[Provided information]
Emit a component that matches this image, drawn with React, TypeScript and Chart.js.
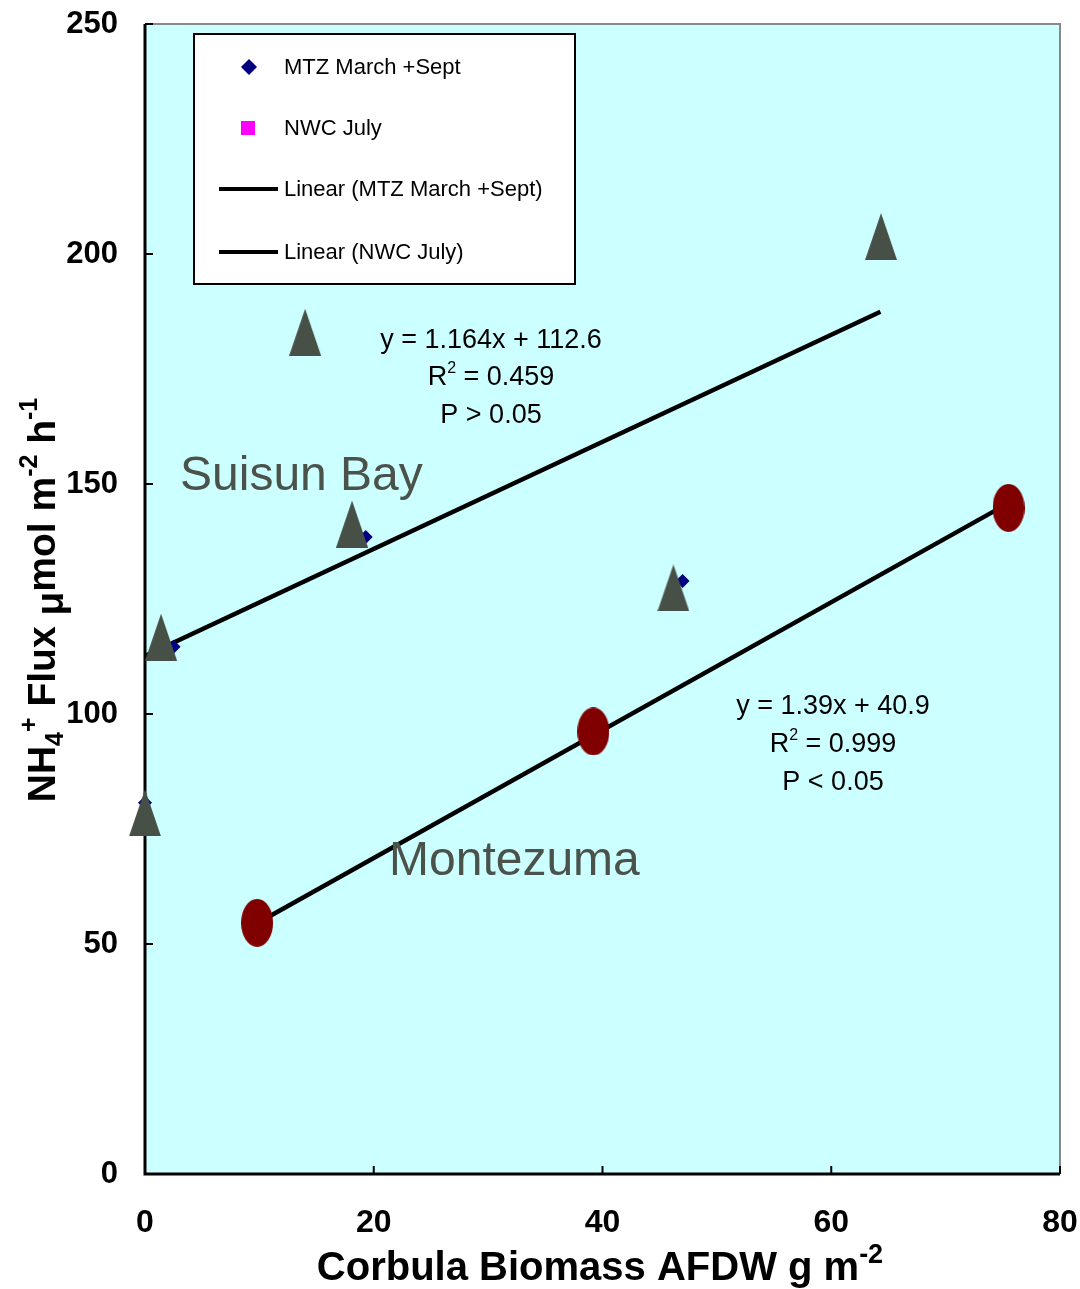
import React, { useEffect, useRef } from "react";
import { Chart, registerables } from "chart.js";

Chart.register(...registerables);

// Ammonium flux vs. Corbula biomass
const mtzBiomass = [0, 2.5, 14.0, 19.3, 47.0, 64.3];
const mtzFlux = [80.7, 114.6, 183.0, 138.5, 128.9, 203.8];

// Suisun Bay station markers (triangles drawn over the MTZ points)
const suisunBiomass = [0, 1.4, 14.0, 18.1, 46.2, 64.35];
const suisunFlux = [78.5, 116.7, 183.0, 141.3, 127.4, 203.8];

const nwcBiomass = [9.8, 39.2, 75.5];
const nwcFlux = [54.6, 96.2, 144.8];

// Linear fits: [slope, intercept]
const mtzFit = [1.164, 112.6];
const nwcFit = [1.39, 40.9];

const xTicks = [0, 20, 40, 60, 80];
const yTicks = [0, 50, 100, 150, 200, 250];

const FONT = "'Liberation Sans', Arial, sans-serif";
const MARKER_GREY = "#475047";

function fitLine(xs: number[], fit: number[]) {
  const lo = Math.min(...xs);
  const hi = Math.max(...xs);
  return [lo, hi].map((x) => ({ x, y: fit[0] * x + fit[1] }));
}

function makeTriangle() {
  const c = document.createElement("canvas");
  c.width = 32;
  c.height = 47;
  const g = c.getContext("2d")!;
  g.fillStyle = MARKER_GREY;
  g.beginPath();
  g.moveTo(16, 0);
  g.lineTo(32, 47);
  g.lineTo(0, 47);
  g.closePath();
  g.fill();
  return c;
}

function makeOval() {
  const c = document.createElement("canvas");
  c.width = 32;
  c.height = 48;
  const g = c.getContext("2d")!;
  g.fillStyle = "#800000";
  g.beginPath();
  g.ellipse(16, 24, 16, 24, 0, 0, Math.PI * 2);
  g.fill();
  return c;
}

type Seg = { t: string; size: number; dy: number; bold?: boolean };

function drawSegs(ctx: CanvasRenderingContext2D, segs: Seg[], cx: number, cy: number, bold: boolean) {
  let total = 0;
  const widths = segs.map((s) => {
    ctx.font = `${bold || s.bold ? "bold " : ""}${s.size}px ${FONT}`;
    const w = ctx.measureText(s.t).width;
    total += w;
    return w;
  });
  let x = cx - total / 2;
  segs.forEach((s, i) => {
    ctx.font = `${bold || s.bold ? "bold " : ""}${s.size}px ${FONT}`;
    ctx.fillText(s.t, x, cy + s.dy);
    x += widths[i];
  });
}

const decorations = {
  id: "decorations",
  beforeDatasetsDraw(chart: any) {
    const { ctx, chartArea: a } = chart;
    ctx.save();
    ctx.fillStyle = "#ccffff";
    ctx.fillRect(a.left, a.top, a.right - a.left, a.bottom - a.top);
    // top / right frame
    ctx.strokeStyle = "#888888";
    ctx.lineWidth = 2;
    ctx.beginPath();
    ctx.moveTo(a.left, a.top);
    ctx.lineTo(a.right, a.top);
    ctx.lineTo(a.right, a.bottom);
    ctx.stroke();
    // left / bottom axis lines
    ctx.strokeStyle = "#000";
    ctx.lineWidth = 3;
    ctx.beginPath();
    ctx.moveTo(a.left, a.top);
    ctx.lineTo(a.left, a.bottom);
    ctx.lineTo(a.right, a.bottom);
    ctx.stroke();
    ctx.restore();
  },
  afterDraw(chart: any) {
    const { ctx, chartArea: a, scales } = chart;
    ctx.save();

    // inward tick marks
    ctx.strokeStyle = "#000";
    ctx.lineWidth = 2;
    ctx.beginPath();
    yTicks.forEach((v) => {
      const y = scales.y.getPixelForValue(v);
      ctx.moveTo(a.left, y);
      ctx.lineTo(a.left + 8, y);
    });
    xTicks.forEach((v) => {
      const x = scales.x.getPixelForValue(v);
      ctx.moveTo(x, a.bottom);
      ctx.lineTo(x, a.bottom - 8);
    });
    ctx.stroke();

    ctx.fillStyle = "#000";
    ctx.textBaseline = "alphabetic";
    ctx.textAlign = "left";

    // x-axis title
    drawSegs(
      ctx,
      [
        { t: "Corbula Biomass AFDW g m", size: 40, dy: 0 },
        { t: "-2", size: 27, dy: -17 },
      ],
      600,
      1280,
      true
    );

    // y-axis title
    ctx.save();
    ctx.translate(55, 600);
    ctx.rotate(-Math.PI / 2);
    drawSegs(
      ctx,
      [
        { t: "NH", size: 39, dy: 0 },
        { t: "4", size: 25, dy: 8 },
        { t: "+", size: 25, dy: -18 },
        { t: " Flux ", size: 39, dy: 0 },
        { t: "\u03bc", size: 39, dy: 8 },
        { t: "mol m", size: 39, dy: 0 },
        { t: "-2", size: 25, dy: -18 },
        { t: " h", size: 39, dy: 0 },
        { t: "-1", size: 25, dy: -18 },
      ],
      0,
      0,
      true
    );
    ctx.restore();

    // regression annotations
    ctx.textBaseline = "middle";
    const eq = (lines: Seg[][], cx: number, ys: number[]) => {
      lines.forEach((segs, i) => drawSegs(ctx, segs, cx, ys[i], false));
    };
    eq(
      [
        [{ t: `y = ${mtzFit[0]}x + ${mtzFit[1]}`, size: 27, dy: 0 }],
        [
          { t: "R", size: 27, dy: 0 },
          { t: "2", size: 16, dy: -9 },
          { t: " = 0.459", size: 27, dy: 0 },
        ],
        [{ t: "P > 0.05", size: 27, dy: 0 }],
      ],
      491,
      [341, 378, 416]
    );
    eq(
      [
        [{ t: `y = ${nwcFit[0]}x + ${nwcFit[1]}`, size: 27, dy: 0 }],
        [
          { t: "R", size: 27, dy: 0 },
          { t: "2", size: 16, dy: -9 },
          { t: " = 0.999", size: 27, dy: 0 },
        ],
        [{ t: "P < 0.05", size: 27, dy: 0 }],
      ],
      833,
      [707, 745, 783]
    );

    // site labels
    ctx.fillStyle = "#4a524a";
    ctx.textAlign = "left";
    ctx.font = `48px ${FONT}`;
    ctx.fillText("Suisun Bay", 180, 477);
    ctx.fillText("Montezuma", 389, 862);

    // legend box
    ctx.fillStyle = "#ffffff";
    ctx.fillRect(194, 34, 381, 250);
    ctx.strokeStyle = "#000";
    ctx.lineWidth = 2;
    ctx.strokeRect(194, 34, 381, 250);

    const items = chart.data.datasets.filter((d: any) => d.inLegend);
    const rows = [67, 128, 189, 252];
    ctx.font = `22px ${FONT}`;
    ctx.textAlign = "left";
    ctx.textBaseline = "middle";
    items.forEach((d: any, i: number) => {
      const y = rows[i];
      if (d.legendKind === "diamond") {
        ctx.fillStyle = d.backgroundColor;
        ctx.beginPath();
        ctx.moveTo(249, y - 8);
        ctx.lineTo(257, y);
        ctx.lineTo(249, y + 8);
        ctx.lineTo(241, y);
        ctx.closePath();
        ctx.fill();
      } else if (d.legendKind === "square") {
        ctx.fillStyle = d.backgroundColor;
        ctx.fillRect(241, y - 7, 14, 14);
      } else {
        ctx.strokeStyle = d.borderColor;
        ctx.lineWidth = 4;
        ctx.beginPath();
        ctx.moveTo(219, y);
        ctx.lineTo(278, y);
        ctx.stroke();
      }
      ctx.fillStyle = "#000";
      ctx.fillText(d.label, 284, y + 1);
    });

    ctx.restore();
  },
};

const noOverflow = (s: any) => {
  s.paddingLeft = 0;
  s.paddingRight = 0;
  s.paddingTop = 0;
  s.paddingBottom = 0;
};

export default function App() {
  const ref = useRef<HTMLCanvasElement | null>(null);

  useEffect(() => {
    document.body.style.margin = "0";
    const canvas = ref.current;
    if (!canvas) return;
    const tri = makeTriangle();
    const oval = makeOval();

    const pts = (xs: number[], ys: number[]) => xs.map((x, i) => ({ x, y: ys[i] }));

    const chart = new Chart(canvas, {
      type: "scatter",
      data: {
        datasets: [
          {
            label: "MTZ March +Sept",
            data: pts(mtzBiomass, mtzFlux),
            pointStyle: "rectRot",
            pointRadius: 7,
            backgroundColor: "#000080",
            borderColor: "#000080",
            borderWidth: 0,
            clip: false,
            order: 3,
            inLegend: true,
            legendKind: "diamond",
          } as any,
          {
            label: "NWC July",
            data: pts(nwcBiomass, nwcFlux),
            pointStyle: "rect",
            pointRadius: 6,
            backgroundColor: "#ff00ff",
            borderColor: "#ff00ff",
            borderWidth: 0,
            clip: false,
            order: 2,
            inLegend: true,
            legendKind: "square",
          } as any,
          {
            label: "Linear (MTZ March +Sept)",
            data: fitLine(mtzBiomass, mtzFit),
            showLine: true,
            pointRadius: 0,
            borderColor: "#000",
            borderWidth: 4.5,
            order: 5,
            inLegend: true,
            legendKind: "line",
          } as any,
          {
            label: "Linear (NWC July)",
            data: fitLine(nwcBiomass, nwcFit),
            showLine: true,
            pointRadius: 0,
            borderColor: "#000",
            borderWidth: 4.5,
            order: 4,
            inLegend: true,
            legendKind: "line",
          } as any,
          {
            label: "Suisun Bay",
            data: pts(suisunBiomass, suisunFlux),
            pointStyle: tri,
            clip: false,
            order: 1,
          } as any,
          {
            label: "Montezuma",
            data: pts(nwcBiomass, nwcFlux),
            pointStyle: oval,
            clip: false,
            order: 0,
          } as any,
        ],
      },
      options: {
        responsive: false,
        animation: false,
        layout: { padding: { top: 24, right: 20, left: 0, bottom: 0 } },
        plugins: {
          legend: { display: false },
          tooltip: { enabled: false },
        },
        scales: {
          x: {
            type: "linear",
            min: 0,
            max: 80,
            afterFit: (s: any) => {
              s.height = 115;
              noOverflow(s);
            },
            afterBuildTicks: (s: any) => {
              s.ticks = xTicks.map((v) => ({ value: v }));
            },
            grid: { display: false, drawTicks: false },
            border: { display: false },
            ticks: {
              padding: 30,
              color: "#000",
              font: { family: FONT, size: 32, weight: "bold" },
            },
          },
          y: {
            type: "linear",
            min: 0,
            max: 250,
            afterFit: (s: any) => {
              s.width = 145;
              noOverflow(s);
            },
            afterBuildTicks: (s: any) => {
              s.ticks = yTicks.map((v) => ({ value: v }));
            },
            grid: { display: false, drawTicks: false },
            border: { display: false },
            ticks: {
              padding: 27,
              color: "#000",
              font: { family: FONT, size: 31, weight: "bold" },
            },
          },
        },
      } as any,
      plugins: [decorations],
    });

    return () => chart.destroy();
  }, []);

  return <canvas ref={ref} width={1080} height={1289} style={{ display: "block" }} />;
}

* * *

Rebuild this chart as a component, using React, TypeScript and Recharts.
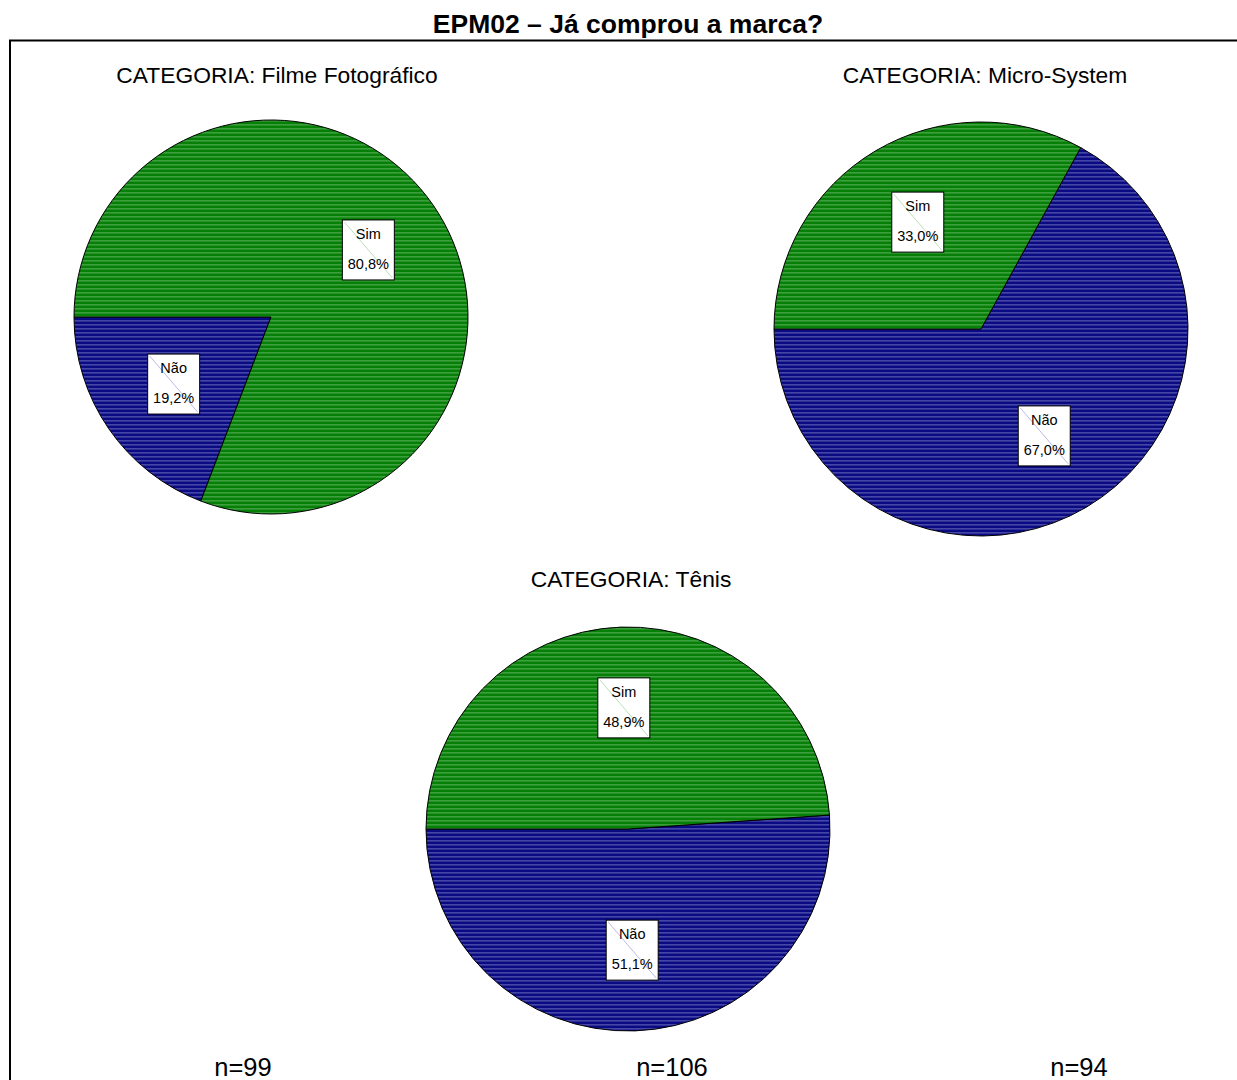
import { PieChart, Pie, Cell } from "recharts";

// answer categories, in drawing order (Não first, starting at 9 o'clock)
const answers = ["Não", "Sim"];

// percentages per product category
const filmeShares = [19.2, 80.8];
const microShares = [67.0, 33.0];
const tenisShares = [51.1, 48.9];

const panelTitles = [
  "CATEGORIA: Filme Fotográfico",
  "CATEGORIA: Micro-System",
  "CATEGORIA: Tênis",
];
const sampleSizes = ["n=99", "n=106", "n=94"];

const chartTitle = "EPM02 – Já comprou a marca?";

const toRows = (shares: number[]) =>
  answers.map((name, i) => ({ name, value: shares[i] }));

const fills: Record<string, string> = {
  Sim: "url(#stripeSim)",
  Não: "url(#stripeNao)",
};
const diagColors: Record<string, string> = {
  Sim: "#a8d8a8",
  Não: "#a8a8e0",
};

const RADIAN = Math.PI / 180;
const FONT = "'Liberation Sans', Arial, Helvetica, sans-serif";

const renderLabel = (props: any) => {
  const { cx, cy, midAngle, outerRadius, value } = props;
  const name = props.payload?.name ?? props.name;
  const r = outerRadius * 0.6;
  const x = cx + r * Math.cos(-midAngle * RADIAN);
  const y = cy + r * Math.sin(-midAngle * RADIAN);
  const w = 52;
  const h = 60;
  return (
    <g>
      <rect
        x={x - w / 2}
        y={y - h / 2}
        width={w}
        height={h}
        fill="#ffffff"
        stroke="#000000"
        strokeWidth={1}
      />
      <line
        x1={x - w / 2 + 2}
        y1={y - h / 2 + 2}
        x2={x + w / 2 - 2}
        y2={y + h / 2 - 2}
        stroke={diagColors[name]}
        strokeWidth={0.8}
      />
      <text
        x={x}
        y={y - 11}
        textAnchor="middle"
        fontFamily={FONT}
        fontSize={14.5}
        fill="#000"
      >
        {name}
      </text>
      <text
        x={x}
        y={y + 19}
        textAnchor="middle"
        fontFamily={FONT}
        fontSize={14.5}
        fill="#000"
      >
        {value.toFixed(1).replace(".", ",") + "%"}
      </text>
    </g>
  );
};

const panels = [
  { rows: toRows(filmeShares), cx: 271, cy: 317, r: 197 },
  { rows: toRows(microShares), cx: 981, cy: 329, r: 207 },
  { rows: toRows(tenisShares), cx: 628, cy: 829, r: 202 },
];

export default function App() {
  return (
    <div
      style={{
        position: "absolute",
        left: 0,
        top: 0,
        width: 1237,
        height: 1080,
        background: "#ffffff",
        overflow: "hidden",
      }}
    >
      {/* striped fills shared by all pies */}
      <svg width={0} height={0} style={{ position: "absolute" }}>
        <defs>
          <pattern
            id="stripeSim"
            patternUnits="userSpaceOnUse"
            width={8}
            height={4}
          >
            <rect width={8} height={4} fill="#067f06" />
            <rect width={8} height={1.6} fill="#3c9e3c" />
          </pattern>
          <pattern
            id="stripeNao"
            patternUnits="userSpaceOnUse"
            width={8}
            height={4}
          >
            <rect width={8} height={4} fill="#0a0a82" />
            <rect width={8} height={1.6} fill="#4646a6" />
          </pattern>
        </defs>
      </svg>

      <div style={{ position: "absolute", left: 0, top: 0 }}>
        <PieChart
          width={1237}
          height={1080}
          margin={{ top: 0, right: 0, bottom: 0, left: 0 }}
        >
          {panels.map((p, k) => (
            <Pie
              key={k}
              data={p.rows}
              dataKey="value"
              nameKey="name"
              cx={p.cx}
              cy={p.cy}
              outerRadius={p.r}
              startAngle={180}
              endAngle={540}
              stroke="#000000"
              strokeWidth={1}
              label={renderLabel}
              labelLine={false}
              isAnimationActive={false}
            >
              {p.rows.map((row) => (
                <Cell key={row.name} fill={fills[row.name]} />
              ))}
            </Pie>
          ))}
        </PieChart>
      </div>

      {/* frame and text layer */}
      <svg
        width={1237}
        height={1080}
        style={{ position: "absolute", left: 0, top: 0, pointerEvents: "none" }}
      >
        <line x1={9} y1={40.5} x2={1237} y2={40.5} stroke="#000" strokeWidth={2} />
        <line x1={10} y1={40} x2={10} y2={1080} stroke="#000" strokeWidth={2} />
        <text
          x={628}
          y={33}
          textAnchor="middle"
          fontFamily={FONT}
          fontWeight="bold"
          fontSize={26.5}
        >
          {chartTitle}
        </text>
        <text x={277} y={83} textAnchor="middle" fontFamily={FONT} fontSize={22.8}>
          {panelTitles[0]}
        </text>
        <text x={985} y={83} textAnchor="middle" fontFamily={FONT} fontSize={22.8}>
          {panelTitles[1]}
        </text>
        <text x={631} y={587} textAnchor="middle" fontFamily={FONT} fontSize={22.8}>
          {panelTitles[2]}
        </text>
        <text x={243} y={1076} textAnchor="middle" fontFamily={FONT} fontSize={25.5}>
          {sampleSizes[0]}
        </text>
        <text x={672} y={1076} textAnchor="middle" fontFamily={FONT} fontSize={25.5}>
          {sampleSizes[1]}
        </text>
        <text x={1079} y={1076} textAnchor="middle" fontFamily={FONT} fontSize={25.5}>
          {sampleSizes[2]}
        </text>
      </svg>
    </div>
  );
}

* * *

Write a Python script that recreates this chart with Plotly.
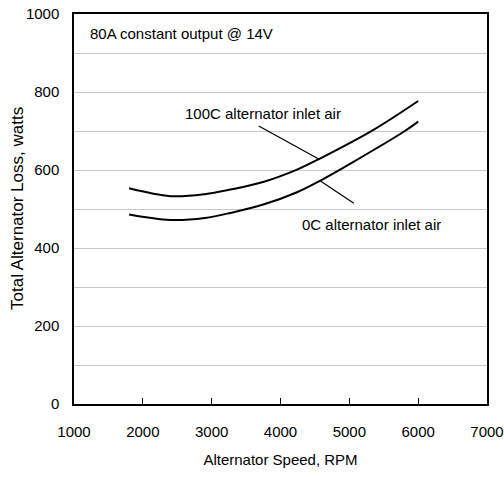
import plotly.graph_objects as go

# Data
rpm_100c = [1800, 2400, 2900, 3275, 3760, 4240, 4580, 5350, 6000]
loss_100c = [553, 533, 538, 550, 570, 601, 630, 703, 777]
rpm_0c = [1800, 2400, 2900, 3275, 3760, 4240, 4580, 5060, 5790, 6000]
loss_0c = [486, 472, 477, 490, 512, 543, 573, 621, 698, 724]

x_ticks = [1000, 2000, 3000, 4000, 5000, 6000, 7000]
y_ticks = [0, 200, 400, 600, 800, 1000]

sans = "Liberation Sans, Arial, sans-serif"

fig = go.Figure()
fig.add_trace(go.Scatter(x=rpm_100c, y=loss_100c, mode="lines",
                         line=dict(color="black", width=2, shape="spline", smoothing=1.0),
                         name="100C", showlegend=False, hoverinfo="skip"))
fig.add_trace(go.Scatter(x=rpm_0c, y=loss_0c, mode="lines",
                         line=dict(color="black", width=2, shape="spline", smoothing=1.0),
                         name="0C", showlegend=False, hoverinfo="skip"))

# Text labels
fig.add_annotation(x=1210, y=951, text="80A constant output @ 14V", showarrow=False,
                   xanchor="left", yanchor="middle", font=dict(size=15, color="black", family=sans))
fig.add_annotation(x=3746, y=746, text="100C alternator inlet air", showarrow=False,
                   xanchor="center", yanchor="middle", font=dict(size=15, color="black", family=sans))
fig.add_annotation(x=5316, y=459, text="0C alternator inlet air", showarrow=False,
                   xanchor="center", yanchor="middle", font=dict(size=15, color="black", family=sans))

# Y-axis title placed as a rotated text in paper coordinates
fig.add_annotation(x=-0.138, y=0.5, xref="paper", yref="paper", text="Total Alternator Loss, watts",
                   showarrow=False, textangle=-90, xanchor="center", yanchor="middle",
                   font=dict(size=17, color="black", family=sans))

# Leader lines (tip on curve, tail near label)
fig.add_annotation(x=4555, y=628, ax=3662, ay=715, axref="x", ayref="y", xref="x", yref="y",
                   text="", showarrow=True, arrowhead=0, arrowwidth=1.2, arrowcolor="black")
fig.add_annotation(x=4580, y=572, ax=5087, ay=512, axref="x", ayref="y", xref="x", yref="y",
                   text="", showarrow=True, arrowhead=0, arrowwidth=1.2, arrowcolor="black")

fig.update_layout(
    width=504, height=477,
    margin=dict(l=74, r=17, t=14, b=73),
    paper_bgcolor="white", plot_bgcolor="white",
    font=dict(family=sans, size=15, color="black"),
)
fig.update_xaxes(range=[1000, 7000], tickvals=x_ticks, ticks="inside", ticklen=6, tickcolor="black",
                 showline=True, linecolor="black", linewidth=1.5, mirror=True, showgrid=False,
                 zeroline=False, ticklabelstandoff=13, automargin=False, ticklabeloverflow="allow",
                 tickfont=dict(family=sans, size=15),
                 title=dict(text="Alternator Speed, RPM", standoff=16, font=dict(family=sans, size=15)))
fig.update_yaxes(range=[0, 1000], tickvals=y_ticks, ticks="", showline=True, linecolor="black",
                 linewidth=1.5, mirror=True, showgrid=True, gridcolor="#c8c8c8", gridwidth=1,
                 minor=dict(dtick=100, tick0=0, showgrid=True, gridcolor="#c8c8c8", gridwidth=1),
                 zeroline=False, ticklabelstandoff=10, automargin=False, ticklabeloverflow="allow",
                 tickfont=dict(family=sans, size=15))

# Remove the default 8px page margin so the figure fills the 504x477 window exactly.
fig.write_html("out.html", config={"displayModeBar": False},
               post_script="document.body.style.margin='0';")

[Given request]
Only the number is wanted: how many lines in the data include the string "drawn"?

[Task output]
2